I am studying localization of a commutative ring with respect to a multiplicative subset.The concept is motivated by the field of fractions of an integral domain.We introduce inverses of elements of a multiplicative subset.We formalize this things as follows:
Let $R$ be a commutative ring and $S$ be a multiplicative subset i.e. $a,b\in S\implies ab\in S$.Then instead of defining a relation like $(x,s)\sim (y,r) \iff xr=ys$ (which will not be transitive) we define $\sim$ as follows:
$(x,s)\sim (y,r)\iff \exists u\in S$ such that $u(xr-ys)=0$.
We can check by a little calculation that this relation is transitive.But,a concept can have multiple generalizations i.e. generalizations or extensions are not unique.My question is how to predict such a generalization.Can someone give me some motivation to why the relation is modified in this way?Also,I want to know what localization means geometrically in the context of algebraic geometry.
Question: "Can someone give me some motivation to why the relation is modified in this way?Also,I want to know what localization means geometrically in the context of algebraic geometry."
Answer: If $S \subseteq A$ is a multiplicative subset it follows the localized ring $S^{-1}A$ satisfies the following universal property: For any map of commutative rings $f:A \rightarrow B$ where
$$f(s)\text{ is a unit for all }s\in S,$$
$$f(a)=0\text{ it follows there is an element $s\in S$}as=0$$
$$\text{Every element $b\in B$ is of the form $f(a)f(s)^{-1}$}$$
there is a unique isomorphism of rings $F: S^{-1}A \rightarrow B$ such $F \circ p =f$ where $p: A \rightarrow S^{-1}A$ is the canonical map. This property characterize the localization up to isomorphism.
This enables you to localize rings that are not integral domains, and this agrees with your "topological intuition". If $\mathfrak{p} \in U \subseteq Y:=Spec(T)$ with $U$ an open set you get isomorphisms
$$\mathcal{O}_{Y, \mathfrak{p} } \cong \mathcal{O}_{U,\mathfrak{p} }$$
of local rings.
Example: Direct sums.

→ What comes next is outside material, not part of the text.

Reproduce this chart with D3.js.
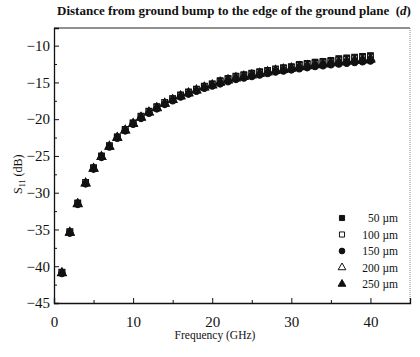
<!DOCTYPE html>
<html>
<head>
<meta charset="utf-8">
<script src="https://cdn.jsdelivr.net/npm/d3@7"></script>
<style>
  body { margin: 0; background: #fff; }
  text { font-family: "Liberation Serif", "DejaVu Serif", serif; fill: #111; }
</style>
</head>
<body>
<script>
const freq = [1,2,3,4,5,6,7,8,9,10,11,12,13,14,15,16,17,18,19,20,
              21,22,23,24,25,26,27,28,29,30,31,32,33,34,35,36,37,38,39,40];

const s50 = [-40.8,-35.3,-31.4,-28.6,-26.6,-25.0,-23.6,-22.4,-21.4,-20.5,
             -19.6,-18.9,-18.3,-17.7,-17.2,-16.7,-16.3,-15.9,-15.5,-15.2,
             -14.75,-14.45,-14.15,-13.95,-13.75,-13.55,-13.35,-13.15,-13.0,-12.85,
             -12.55,-12.4,-12.25,-12.15,-12.0,-11.75,-11.65,-11.55,-11.45,-11.35];
const s100 = [-40.85,-35.35,-31.45,-28.65,-26.65,-25.05,-23.65,-22.45,-21.45,-20.55,
              -19.65,-18.95,-18.35,-17.75,-17.25,-16.75,-16.35,-15.95,-15.55,-15.25,
              -14.85,-14.55,-14.25,-14.05,-13.85,-13.65,-13.45,-13.25,-13.1,-12.95,
              -12.7,-12.55,-12.4,-12.3,-12.15,-11.95,-11.85,-11.75,-11.65,-11.55];
const s150 = [-41.0,-35.5,-31.6,-28.8,-26.8,-25.2,-23.8,-22.6,-21.6,-20.7,
              -19.9,-19.2,-18.6,-18.0,-17.5,-17.0,-16.6,-16.2,-15.8,-15.5,
              -15.2,-14.9,-14.6,-14.4,-14.2,-14.0,-13.8,-13.6,-13.45,-13.3,
              -13.15,-13.0,-12.85,-12.75,-12.6,-12.5,-12.4,-12.3,-12.2,-12.1];
const s200 = [-40.9,-35.4,-31.5,-28.7,-26.7,-25.1,-23.7,-22.5,-21.5,-20.6,
              -19.75,-19.05,-18.45,-17.85,-17.35,-16.85,-16.45,-16.05,-15.65,-15.35,
              -14.95,-14.65,-14.35,-14.15,-13.95,-13.75,-13.55,-13.35,-13.2,-13.05,
              -12.85,-12.7,-12.55,-12.45,-12.3,-12.15,-12.05,-11.95,-11.85,-11.75];
const s250 = [-40.95,-35.45,-31.55,-28.75,-26.75,-25.15,-23.75,-22.55,-21.55,-20.65,
              -19.8,-19.1,-18.5,-17.9,-17.4,-16.9,-16.5,-16.1,-15.7,-15.4,
              -15.05,-14.75,-14.45,-14.25,-14.05,-13.85,-13.65,-13.45,-13.3,-13.15,
              -12.95,-12.8,-12.65,-12.55,-12.4,-12.3,-12.2,-12.1,-12.0,-11.9];

const seriesNames = ["50 \u00b5m", "100 \u00b5m", "150 \u00b5m", "200 \u00b5m", "250 \u00b5m"];
const seriesData = [s50, s100, s150, s200, s250];
const xTicks = [0, 10, 20, 30, 40];
const yTicks = [-10, -15, -20, -25, -30, -35, -40, -45];

const W = 420, H = 357;
const svg = d3.select("body").append("svg")
    .attr("width", W)
    .attr("height", H);

const x = d3.scaleLinear().domain([0, 45]).range([54, 410]);
const y = d3.scaleLinear().domain([-45, -7.6]).range([303, 28]);

// frame: top and right
svg.append("line")
    .attr("x1", x(0)).attr("x2", x(45)).attr("y1", y(-7.6)).attr("y2", y(-7.6))
    .attr("stroke", "#222").attr("stroke-width", 1.2);
svg.append("line")
    .attr("x1", x(45)).attr("x2", x(45)).attr("y1", y(-7.6)).attr("y2", y(-45))
    .attr("stroke", "#888").attr("stroke-width", 1).attr("stroke-dasharray", "1,1");

// bottom axis, ticks pointing inward
const xAxis = svg.append("g")
    .attr("transform", `translate(0,${y(-45)})`)
    .call(d3.axisBottom(x).tickValues(xTicks).tickSize(-5).tickPadding(13));
svg.append("g")
    .attr("transform", `translate(0,${y(-45)})`)
    .call(d3.axisBottom(x).tickValues([5, 15, 25, 35]).tickSize(-3).tickFormat(""))
    .call(g => g.select(".domain").remove());

const yAxis = svg.append("g")
    .attr("transform", `translate(${x(0)},0)`)
    .call(d3.axisLeft(y).tickValues(yTicks).tickSize(-5).tickPadding(4));
svg.append("g")
    .attr("transform", `translate(${x(0)},0)`)
    .call(d3.axisLeft(y).tickValues(d3.range(-42.5, -8, 5)).tickSize(-3).tickFormat(""))
    .call(g => g.select(".domain").remove());

svg.selectAll(".domain").attr("stroke", "#111").attr("stroke-width", 1.3);
svg.selectAll(".tick line").attr("stroke", "#111");
xAxis.selectAll("text").style("font-size", "15px");
yAxis.selectAll("text").style("font-size", "15px");

// title
const title = svg.append("text")
    .attr("x", 234).attr("y", 15)
    .attr("text-anchor", "middle")
    .style("font-size", "13px").style("font-weight", "bold");
title.append("tspan").text("Distance from ground bump to the edge of the ground plane\u00a0\u00a0(");
title.append("tspan").style("font-style", "italic").text("d");
title.append("tspan").text(")");

// axis titles
svg.append("text")
    .attr("x", 215).attr("y", 339)
    .attr("text-anchor", "middle")
    .style("font-size", "11.5px")
    .text("Frequency (GHz)");

const yl = svg.append("text")
    .attr("transform", `translate(22,${y(-27.5)}) rotate(-90)`)
    .attr("text-anchor", "middle")
    .style("font-size", "12px");
yl.append("tspan").text("S");
yl.append("tspan").attr("dy", 3).style("font-size", "8px").text("11");
yl.append("tspan").attr("dy", -3).text(" (dB)");

// markers
const shapes = [
  { type: d3.symbolSquare, fill: "#111" },
  { type: d3.symbolSquare, fill: "#fff" },
  { type: d3.symbolCircle, fill: "#111" },
  { type: d3.symbolTriangle, fill: "#fff" },
  { type: d3.symbolTriangle, fill: "#111" }
];

seriesData.forEach((vals, i) => {
  const sym = d3.symbol().type(shapes[i].type).size(32);
  svg.append("g").selectAll("path")
    .data(vals)
    .join("path")
    .attr("d", sym)
    .attr("transform", (d, j) => `translate(${x(freq[j])},${y(d)})`)
    .attr("fill", shapes[i].fill)
    .attr("stroke", "#111")
    .attr("stroke-width", 1.1);
});

// legend
const leg = svg.append("g");
seriesNames.forEach((name, i) => {
  const ly = 218 + i * 16.5;
  leg.append("path")
    .attr("d", d3.symbol().type(shapes[i].type).size(26)())
    .attr("transform", `translate(342,${ly})`)
    .attr("fill", shapes[i].fill)
    .attr("stroke", "#111")
    .attr("stroke-width", 1);
  leg.append("text")
    .attr("x", 398).attr("y", ly + 4)
    .attr("text-anchor", "end")
    .style("font-size", "11.5px")
    .text(name);
});
</script>
</body>
</html>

The prime ideals in the direct sum $R:= A\oplus B$ are of the form $I:=\mathfrak{p}⊕B$ (or vice versa), and if you localize $R$ at $I$ you get
$$R_I≅A_{\mathfrak{p}}.$$
The isomorphism $R_I \cong A_{\mathfrak{p}}$ agrees with the intuition that the stalk at a point can be calculated using any open set containing the point: $X_1 \subsetneq X$ is an open subset and you may restrict to $X_1$ to calculate the local ring at $I$: There is an isomorphism
$$R_I \cong \mathcal{O}_{X,I} \cong \mathcal{O}_{X_1, \mathfrak{p}} \cong A_{\mathfrak{p}}.$$
Note: By definition $X:=Spec(A), X_1:=Spec(A),X_2:=Spec(B)$. You may write
$$X\cong X_1 \cup X_2$$
as a disjoint union, and $X_1\subseteq X$ is open and closed. The prime ideal $\mathfrak{p} \in X_1$ is contained in the open set $X_1$.